▸ **THE EXERCISE**
Transcribe the material word for word, but without the images.

----- DATASET SECTION -----

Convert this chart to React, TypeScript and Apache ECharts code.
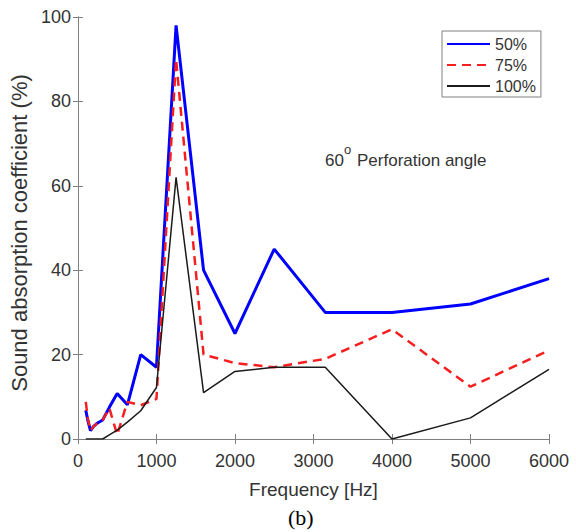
import React, { useEffect, useRef } from "react";
import * as echarts from "echarts";

const frequencies = [100, 125, 160, 200, 250, 315, 400, 500, 630, 800, 1000, 1250, 1600, 2000, 2500, 3150, 4000, 5000, 6000];
const perf50 = [6.8, 4.5, 2, 3, 3.8, 4.5, 7.5, 10.8, 8.1, 20, 17, 98, 40, 25, 45, 30, 30, 32, 38];
const perf75 = [8.8, 5, 2, 3, 3.8, 4.5, 7.3, 1, 8.8, 8, 9.5, 90, 20, 18, 17, 19, 26, 12.4, 21];
const perf100 = [0, 0, 0, 0, 0, 0, 1, 2.1, 4, 6.7, 12.2, 62, 11, 16, 17, 17, 0, 5, 16.5];
const seriesNames = ["50%", "75%", "100%"];
const xTicks = { min: 0, max: 6000, interval: 1000 };
const yTicks = { min: 0, max: 100, interval: 20 };

const FONT = "'Liberation Sans', Arial, Helvetica, sans-serif";
const AXIS_COLOR = "#7f7f7f";
const TEXT_COLOR = "#333333";

export default function App() {
  const ref = useRef<HTMLDivElement>(null);
  useEffect(() => {
    document.body.style.margin = "0";
    const chart = echarts.init(ref.current as HTMLDivElement, null, { renderer: "svg" });
    const axisLine = { show: true, lineStyle: { color: AXIS_COLOR, width: 1 } };
    const axisTick = { show: true, inside: true, length: 5, lineStyle: { color: AXIS_COLOR, width: 1 } };
    const mk = (vals: number[]) => frequencies.map((f, i) => [f, vals[i]]);
    chart.setOption({
      animation: false,
      backgroundColor: "#ffffff",
      textStyle: { fontFamily: FONT },
      grid: { left: 75, right: 27, top: 17, bottom: 93, containLabel: false },
      legend: {
        orient: "vertical",
        left: 442,
        top: 31,
        padding: [5, 5, 3, 4],
        itemGap: 5,
        itemWidth: 43,
        itemHeight: 18,
        borderColor: AXIS_COLOR,
        borderWidth: 1,
        backgroundColor: "#ffffff",
        itemStyle: { opacity: 0 },
        textStyle: { fontSize: 16, color: TEXT_COLOR, fontFamily: FONT },
        data: seriesNames,
      },
      xAxis: [
        {
          type: "value",
          position: "bottom",
          ...xTicks,
          axisLine,
          axisTick,
          splitLine: { show: false },
          axisLabel: { fontSize: 18, color: TEXT_COLOR, margin: 13, fontFamily: FONT, formatter: (v: number) => String(v) },
          name: "Frequency [Hz]",
          nameLocation: "middle",
          nameGap: 41,
          nameTextStyle: { fontSize: 19, color: TEXT_COLOR, fontFamily: FONT },
        },
        {
          type: "value",
          position: "top",
          ...xTicks,
          axisLine,
          axisTick,
          splitLine: { show: false },
          axisLabel: { show: false },
        },
      ],
      yAxis: [
        {
          type: "value",
          position: "left",
          ...yTicks,
          axisLine,
          axisTick,
          splitLine: { show: false },
          axisLabel: { fontSize: 18, color: TEXT_COLOR, margin: 7, fontFamily: FONT, formatter: (v: number) => String(v) },
          name: "Sound absorption coefficient (%)",
          nameLocation: "middle",
          nameGap: 34,
          nameTextStyle: { fontSize: 22, color: TEXT_COLOR, fontFamily: FONT, padding: [0, 10, 0, 0] },
        },
        {
          type: "value",
          position: "right",
          ...yTicks,
          axisLine,
          axisTick,
          splitLine: { show: false },
          axisLabel: { show: false },
        },
      ],
      series: [
        {
          name: seriesNames[0],
          type: "line",
          data: mk(perf50),
          symbol: "none",
          lineStyle: { color: "#0000ff", width: 3 },
          itemStyle: { color: "#0000ff" },
          z: 2,
        },
        {
          name: seriesNames[1],
          type: "line",
          data: mk(perf75),
          symbol: "none",
          lineStyle: { color: "#f51f1f", width: 2.5, type: [9, 6] },
          itemStyle: { color: "#f51f1f" },
          z: 3,
        },
        {
          name: seriesNames[2],
          type: "line",
          data: mk(perf100),
          symbol: "none",
          lineStyle: { color: "#1a1a1a", width: 1.5 },
          itemStyle: { color: "#1a1a1a" },
          z: 4,
        },
      ],
      graphic: [
        {
          type: "text",
          left: 325,
          top: 152,
          style: { text: "60", fontSize: 17, fill: TEXT_COLOR, fontFamily: FONT },
        },
        {
          type: "text",
          left: 344,
          top: 143,
          style: { text: "o", fontSize: 13, fill: TEXT_COLOR, fontFamily: FONT },
        },
        {
          type: "text",
          left: 357,
          top: 152,
          style: { text: "Perforation angle", fontSize: 17, fill: TEXT_COLOR, fontFamily: FONT },
        },
        {
          type: "text",
          left: 288,
          top: 506,
          style: { text: "(b)", fontSize: 22, fill: "#000000", fontFamily: "'Liberation Serif', 'Times New Roman', serif" },
        },
      ],
    });
    return () => chart.dispose();
  }, []);
  return <div ref={ref} style={{ width: 576, height: 532, position: "absolute", left: 0, top: 0, background: "#fff" }} />;
}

-----

▸ **FINAL ANSWER**
Convert this chart to React, TypeScript and Apache ECharts code.
import React, { useEffect, useRef } from "react";
import * as echarts from "echarts";

const frequencies = [100, 125, 160, 200, 250, 315, 400, 500, 630, 800, 1000, 1250, 1600, 2000, 2500, 3150, 4000, 5000, 6000];
const perf50 = [6.8, 4.5, 2, 3, 3.8, 4.5, 7.5, 10.8, 8.1, 20, 17, 98, 40, 25, 45, 30, 30, 32, 38];
const perf75 = [8.8, 5, 2, 3, 3.8, 4.5, 7.3, 1, 8.8, 8, 9.5, 90, 20, 18, 17, 19, 26, 12.4, 21];
const perf100 = [0, 0, 0, 0, 0, 0, 1, 2.1, 4, 6.7, 12.2, 62, 11, 16, 17, 17, 0, 5, 16.5];
const seriesNames = ["50%", "75%", "100%"];
const xTicks = { min: 0, max: 6000, interval: 1000 };
const yTicks = { min: 0, max: 100, interval: 20 };

const FONT = "'Liberation Sans', Arial, Helvetica, sans-serif";
const AXIS_COLOR = "#7f7f7f";
const TEXT_COLOR = "#333333";

export default function App() {
  const ref = useRef<HTMLDivElement>(null);
  useEffect(() => {
    document.body.style.margin = "0";
    const chart = echarts.init(ref.current as HTMLDivElement, null, { renderer: "svg" });
    const axisLine = { show: true, lineStyle: { color: AXIS_COLOR, width: 1 } };
    const axisTick = { show: true, inside: true, length: 5, lineStyle: { color: AXIS_COLOR, width: 1 } };
    const mk = (vals: number[]) => frequencies.map((f, i) => [f, vals[i]]);
    chart.setOption({
      animation: false,
      backgroundColor: "#ffffff",
      textStyle: { fontFamily: FONT },
      grid: { left: 75, right: 27, top: 17, bottom: 93, containLabel: false },
      legend: {
        orient: "vertical",
        left: 442,
        top: 31,
        padding: [5, 5, 3, 4],
        itemGap: 5,
        itemWidth: 43,
        itemHeight: 18,
        borderColor: AXIS_COLOR,
        borderWidth: 1,
        backgroundColor: "#ffffff",
        itemStyle: { opacity: 0 },
        textStyle: { fontSize: 16, color: TEXT_COLOR, fontFamily: FONT },
        data: seriesNames,
      },
      xAxis: [
        {
          type: "value",
          position: "bottom",
          ...xTicks,
          axisLine,
          axisTick,
          splitLine: { show: false },
          axisLabel: { fontSize: 18, color: TEXT_COLOR, margin: 13, fontFamily: FONT, formatter: (v: number) => String(v) },
          name: "Frequency [Hz]",
          nameLocation: "middle",
          nameGap: 41,
          nameTextStyle: { fontSize: 19, color: TEXT_COLOR, fontFamily: FONT },
        },
        {
          type: "value",
          position: "top",
          ...xTicks,
          axisLine,
          axisTick,
          splitLine: { show: false },
          axisLabel: { show: false },
        },
      ],
      yAxis: [
        {
          type: "value",
          position: "left",
          ...yTicks,
          axisLine,
          axisTick,
          splitLine: { show: false },
          axisLabel: { fontSize: 18, color: TEXT_COLOR, margin: 7, fontFamily: FONT, formatter: (v: number) => String(v) },
          name: "Sound absorption coefficient (%)",
          nameLocation: "middle",
          nameGap: 34,
          nameTextStyle: { fontSize: 22, color: TEXT_COLOR, fontFamily: FONT, padding: [0, 10, 0, 0] },
        },
        {
          type: "value",
          position: "right",
          ...yTicks,
          axisLine,
          axisTick,
          splitLine: { show: false },
          axisLabel: { show: false },
        },
      ],
      series: [
        {
          name: seriesNames[0],
          type: "line",
          data: mk(perf50),
          symbol: "none",
          lineStyle: { color: "#0000ff", width: 3 },
          itemStyle: { color: "#0000ff" },
          z: 2,
        },
        {
          name: seriesNames[1],
          type: "line",
          data: mk(perf75),
          symbol: "none",
          lineStyle: { color: "#f51f1f", width: 2.5, type: [9, 6] },
          itemStyle: { color: "#f51f1f" },
          z: 3,
        },
        {
          name: seriesNames[2],
          type: "line",
          data: mk(perf100),
          symbol: "none",
          lineStyle: { color: "#1a1a1a", width: 1.5 },
          itemStyle: { color: "#1a1a1a" },
          z: 4,
        },
      ],
      graphic: [
        {
          type: "text",
          left: 325,
          top: 152,
          style: { text: "60", fontSize: 17, fill: TEXT_COLOR, fontFamily: FONT },
        },
        {
          type: "text",
          left: 344,
          top: 143,
          style: { text: "o", fontSize: 13, fill: TEXT_COLOR, fontFamily: FONT },
        },
        {
          type: "text",
          left: 357,
          top: 152,
          style: { text: "Perforation angle", fontSize: 17, fill: TEXT_COLOR, fontFamily: FONT },
        },
        {
          type: "text",
          left: 288,
          top: 506,
          style: { text: "(b)", fontSize: 22, fill: "#000000", fontFamily: "'Liberation Serif', 'Times New Roman', serif" },
        },
      ],
    });
    return () => chart.dispose();
  }, []);
  return <div ref={ref} style={{ width: 576, height: 532, position: "absolute", left: 0, top: 0, background: "#fff" }} />;
}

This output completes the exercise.